Include all income and tax losses from land sales that are not included at Question 19.
- Tax losses from disposals of residential property are also included under this question.
- Net income from a bright-line sale is included under Residential income at Question 19. Except when the main home or holiday home taxed under the mixed-use asset rules apply.
The profits are taxable if the company bought a property for the purpose of reselling it or if the company is in the business of buying and selling land and/or buildings.
The profits may be taxable if the company:
- is a building company and improved a property before selling it
- developed or subdivided land and sold sections
- had a change of zoning on company property and sold it within 10 years of buying it.
If the company is a New Zealand tax resident it will need to pay tax on its worldwide income under New Zealand tax law. This includes any property sales worldwide whether caught under the bright-line test for residential property sales or the other property rules.
If the company purchased a residential property on or after 1 October 2015 and sold/disposed of it within the bright-line period, any profit will be taxable, whether the intention at the time of purchase was for resale or not.
The bright-line period for:
- properties purchased/acquired on or after 1 October 2015 through to 28 March 2018 inclusive, is two years,
- properties purchased/acquired on or after 29 March 2018 is five years.
Correctly calculate your profit or loss by completing a Property sale information – IR833 form for each property you have sold or disposed of. Include the results of any profit in your return. You can download the IR833 from ird.govt.nz.
Complete the form even if the details have been included in a Financial statements summary – IR10 or set of accounts.
For more information on property sales see our guide Buying and selling residential property – IR313. Write the income or loss (other than a bright-line income or loss) at Box 21B.

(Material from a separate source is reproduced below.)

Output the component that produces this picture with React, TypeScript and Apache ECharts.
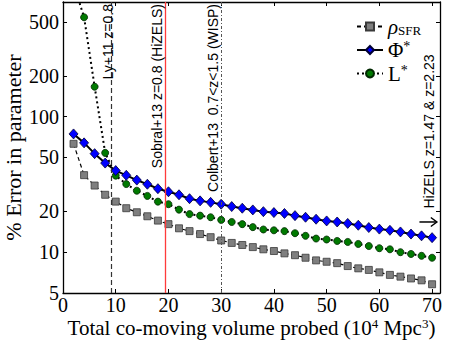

IR4 Question 21A Residential land withholding tax (RLWT) credit
If the company is an “offshore RLWT person” and has sold or transferred residential property located in New Zealand, RLWT may have been deducted from the sale price.
The company should have received a statement on the completion of the sale process showing the amount of RLWT deducted. The company can claim a credit for any RLWT deducted. Show the amount of RLWT deducted, less any RLWT paid back to the company and/or transferred to outstanding amounts during the income year.
If there was more than one amount of RLWT deducted, show the combined amount, less any RLWT paid back to the company and/or transferred to outstanding amounts during the income year.